La notification auprès de la CNIL s’effectue auprès d’un téléservice dédié et sécurisé et s’accompagne d’un certain nombre de mentions, notamment :
- la nature de la violation ;
- les caractéristiques et le nombre approximatif de personnes concernées ;
- les caractéristiques et le nombre approximatif de fichiers et de données concernées ;
- les éventuelles conséquences de la violation ;
- les coordonnées de la personne à contacter au nom de l’entreprise et du responsable de traitement (par exemple le DPO) ;
- les mesures et actions prises pour corriger cette faille et à minima en limiter les conséquences.
Il est donc nécessaire pour le responsable de traitement d’avoir mis en place en amont les bonnes règles internes et accords permettant de collecter de telles informations, notamment si elles sont en possession de prestataires sous-traitants traitant les données pour son compte.

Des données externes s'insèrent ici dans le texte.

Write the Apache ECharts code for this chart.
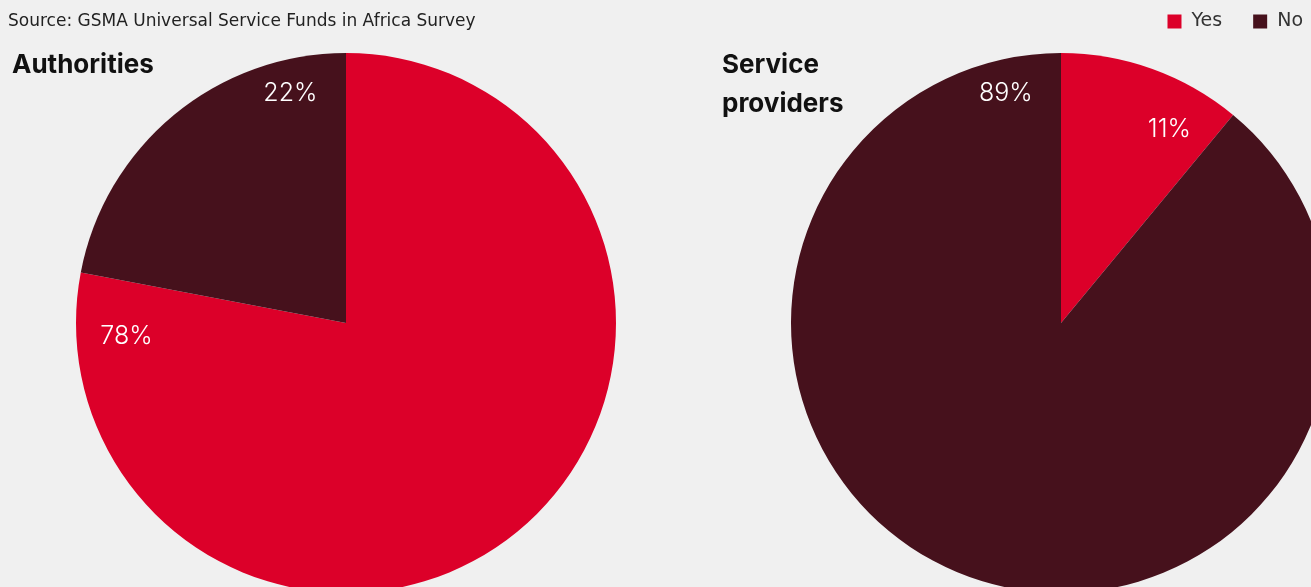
<!DOCTYPE html>
<html>
<head>
<meta charset="utf-8">
<script src="https://cdn.jsdelivr.net/npm/echarts@6/dist/echarts.min.js"></script>
<style>
  html, body { margin: 0; padding: 0; background: #f0f0f0; }
  #chart { width: 1311px; height: 587px; }
</style>
</head>
<body>
<div id="chart"></div>
<script>
// Survey answers, in percent
const categories = ['Yes', 'No'];
const authoritiesValues = [78, 22];
const providersValues = [11, 89];
const panelTitles = ['Authorities', 'Service\nproviders'];
const sourceNote = 'Source: GSMA Universal Service Funds in Africa Survey';

const COLORS = { Yes: '#dc0029', No: '#46111c' };
const FONT = 'Inter, "Noto Sans", sans-serif';
const WIDE_FONT = '"DejaVu Sans", sans-serif';
const RADIUS = 270;
const LABEL_SIZE = 25;

const chart = echarts.init(document.getElementById('chart'));

// Put each percentage label just inside the clockwise edge of its slice,
// close to the outer arc.
function edgeLabelLayout(values, center) {
  const total = values.reduce((s, v) => s + v, 0);
  return function (params) {
    let cum = 0;
    for (let i = 0; i <= params.dataIndex; i++) cum += values[i];
    const theta = (cum / total) * 2 * Math.PI;
    const u = [Math.sin(theta), -Math.cos(theta)];   // along the slice edge
    const n = [-Math.cos(theta), -Math.sin(theta)];  // into the slice
    const w = params.labelRect.width;
    const h = LABEL_SIZE * 0.85;
    const outer = RADIUS - 29;
    const b = 1.36 * w - 18;
    const a = outer - (w / 2) * Math.abs(u[0]) - (h / 2) * Math.abs(u[1]);
    return {
      x: center[0] + a * u[0] + b * n[0],
      y: center[1] + a * u[1] + b * n[1] + 1,
      align: 'center',
      verticalAlign: 'middle'
    };
  };
}

function pieSeries(name, values, center) {
  return {
    name: name,
    type: 'pie',
    center: center,
    radius: RADIUS,
    startAngle: 90,
    clockwise: true,
    silent: true,
    animation: false,
    itemStyle: { borderWidth: 0 },
    label: {
      show: true,
      position: 'inside',
      formatter: '{c}%',
      color: '#ffffff',
      fontFamily: FONT,
      fontSize: LABEL_SIZE,
      fontWeight: 300
    },
    labelLine: { show: false },
    labelLayout: edgeLabelLayout(values, center),
    data: categories.map((c, i) => ({
      name: c,
      value: values[i],
      itemStyle: { color: COLORS[c] }
    }))
  };
}

const titleStyle = {
  fontFamily: FONT,
  fontSize: 26,
  fontWeight: 'bold',
  color: '#111111',
  lineHeight: 39
};

chart.setOption({
  backgroundColor: '#f0f0f0',
  title: [
    {
      text: sourceNote,
      left: 3,
      top: 8,
      textStyle: { fontFamily: WIDE_FONT, fontSize: 17, fontWeight: 'normal', color: '#222222' }
    },
    { text: panelTitles[0], left: 7, top: 41, textStyle: titleStyle },
    { text: panelTitles[1], left: 717, top: 41, textStyle: titleStyle }
  ],
  legend: {
    right: 3,
    top: 7,
    icon: 'rect',
    itemWidth: 14,
    itemHeight: 14,
    itemGap: 31,
    textStyle: { fontFamily: WIDE_FONT, fontSize: 19, color: '#333333', padding: [0, 0, 0, 5] },
    data: categories
  },
  series: [
    pieSeries('Authorities', authoritiesValues, [346, 323]),
    pieSeries('Service providers', providersValues, [1061, 323])
  ]
});
</script>
</body>
</html>
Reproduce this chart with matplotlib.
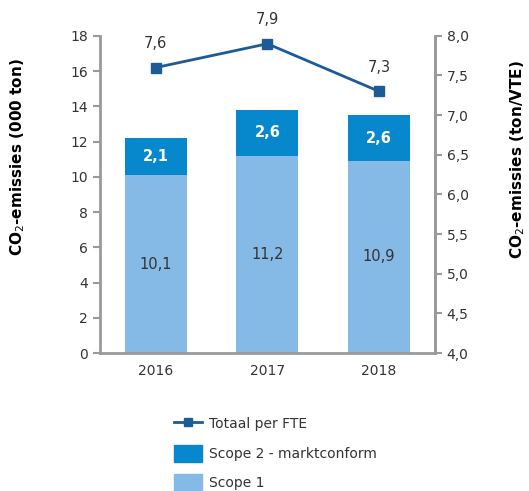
import matplotlib.pyplot as plt
import numpy as np
from matplotlib.lines import Line2D
from matplotlib.patches import Patch

jaren = ['2016', '2017', '2018']
scope1 = np.array([10.1, 11.2, 10.9])
scope2 = np.array([2.1, 2.6, 2.6])
per_fte = np.array([7.6, 7.9, 7.3])

kleur_scope1 = '#85b9e6'
kleur_scope2 = '#0788cc'
kleur_lijn = '#1d5b97'
grijs = '#9a9a9a'
tekst = '#333333'

plt.rcParams['font.family'] = ['DejaVu Sans']

fig = plt.figure(figsize=(5.29, 4.91), dpi=100)
ax = fig.add_axes([0.189, 0.281, 0.633, 0.646])
x = np.arange(len(jaren))
breedte = 0.555

ax.bar(x, scope1, breedte, color=kleur_scope1, zorder=2)
ax.bar(x, scope2, breedte, bottom=scope1, color=kleur_scope2, zorder=2)

for i in range(len(jaren)):
    ax.text(x[i], scope1[i] / 2, f'{scope1[i]:.1f}'.replace('.', ','),
            ha='center', va='center', fontsize=10.5, color=tekst)
    ax.text(x[i], scope1[i] + scope2[i] / 2, f'{scope2[i]:.1f}'.replace('.', ','),
            ha='center', va='center', fontsize=10.5, color='white', fontweight='bold')

ax.set_xlim(-0.5, 2.5)
ax.set_ylim(0, 18)
ax.set_yticks(np.arange(0, 19, 2))
ax.set_xticks(x)
ax.set_xticklabels(jaren)

ax2 = ax.twinx()
ax2.plot(x, per_fte, color=kleur_lijn, linewidth=2, marker='s', markersize=7, zorder=3)
for i in range(len(jaren)):
    ax2.annotate(f'{per_fte[i]:.1f}'.replace('.', ','), (x[i], per_fte[i]),
                 xytext=(0, 12), textcoords='offset points',
                 ha='center', va='bottom', fontsize=10.5, color=tekst)
ax2.set_ylim(4.0, 8.0)
ax2.set_yticks(np.arange(4.0, 8.01, 0.5))
ax2.set_yticklabels([f'{v:.1f}'.replace('.', ',') for v in np.arange(4.0, 8.01, 0.5)])

for a in (ax, ax2):
    a.spines['top'].set_visible(False)
    for s in ('left', 'right', 'bottom'):
        a.spines[s].set_color(grijs)
        a.spines[s].set_linewidth(2)
    a.tick_params(colors=grijs, labelcolor=tekst, labelsize=10, width=1.5, length=5)
ax.tick_params(axis='x', length=0, pad=8)
ax2.spines['left'].set_visible(False)
ax2.spines['bottom'].set_visible(False)

# as-titels staan hoog naast de assen
fig.text(18 / 529, 1 - 157 / 491, r'CO$_2$-emissies (000 ton)', rotation=90,
         ha='center', va='center', fontsize=11, fontweight='bold')
fig.text(518 / 529, 1 - 160 / 491, r'CO$_2$-emissies (ton/VTE)', rotation=90,
         ha='center', va='center', fontsize=11, fontweight='bold')

handles = [
    Line2D([0], [0], color=kleur_lijn, linewidth=2, marker='s', markersize=6),
    Patch(color=kleur_scope2),
    Patch(color=kleur_scope1),
]
labels = ['Totaal per FTE', 'Scope 2 - marktconform', 'Scope 1']
fig.legend(handles, labels, loc='upper left', bbox_to_anchor=(0.305, 0.18),
           frameon=False, fontsize=10, handlelength=2.0, handleheight=1.5,
           labelspacing=0.9, handletextpad=0.5, labelcolor=tekst)

fig.savefig('out.png', dpi=100)
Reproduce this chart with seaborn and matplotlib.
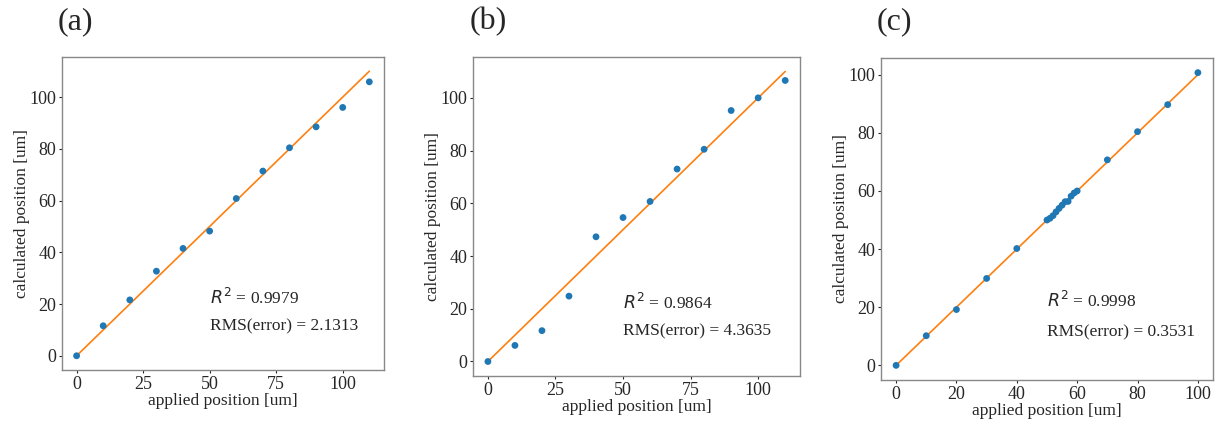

Enfin, lorsque le risque atteint le grade le plus élevé, le responsable de traitement devra répondre à toutes les obligations : documenter la violation, notifier la CNIL mais également informer les personnes concernées par la violation. Contrairement à la notification de la CNIL qui doit être réalisée rapidement, la notification des personnes concernées par cette violation ne doit pas se faire dans la précipitation.
Tout d’abord, parce que l’appréciation d’un risque élevé prend du temps.
Mais aussi parce que le RGPD n'impose pas de délai fixe pour notifier les personnes concernées, il préconise seulement une information dans les meilleurs délais.
Cette décision de notifier les personnes concernées doit rester réfléchie et implique de réunir beaucoup de parties prenantes au sein de l’entreprise : le service informatique, le service juridique, le service de communication…
Tout le monde doit être impliqué dans cette prise de décision et sur la manière de la délivrer.
Il faudra d’abord attendre que la violation soit corrigée (ce qui peut prendre plusieurs semaines), consulter les équipes internes afin d’apprécier le risque avec plus de précision encore et s’aligner sur la méthode à suivre pour informer les personnes concernées. Selon les cas, cette notification sera plus ou moins simple. Lorsque l’entreprise dispose des coordonnées de toutes les personnes concernées, il n’y aura a priori pas de difficulté particulière. En revanche, dans certains cas, les personnes touchées sont d’anciens clients, l’entreprise ne dispose plus de moyens de contact. Dès lors, le RGPD précise que la notification devra être effectuée par le biais d’une communication publique. Le message doit alors être mûrement réfléchi afin de limiter au maximum les répercussions sur la réputation de l’entreprise.
Documenter la violation
Que le risque existe ou non, qu’il soit élevé ou non, le responsable de traitement a toujours l’obligation a minima de documenter cette violation et être en mesure de livrer cette documentation à la CNIL en cas de contrôle.
Cette documentation doit répertorier la nature de la violation des données, ses effets et les actions prises par l’entreprise pour la corriger. Les mentions transmises à la CNIL lors de sa notification pourront être éventuellement reprises dans cette documentation.
Cette obligation de documentation s’inscrit elle aussi dans la lignée de l’obligation d’accountability du RGPD. Ce registre des violations des données pourra être réclamé par la CNIL en cas de contrôle.
Cela permet de plus à l’entreprise de conserver la manière dont les précédentes violations et failles de sécurité ont été gérées et ainsi pouvoir l’implémenter dans la procédure initiale d’anticipation : il s’agit ici d’un cercle vertueux.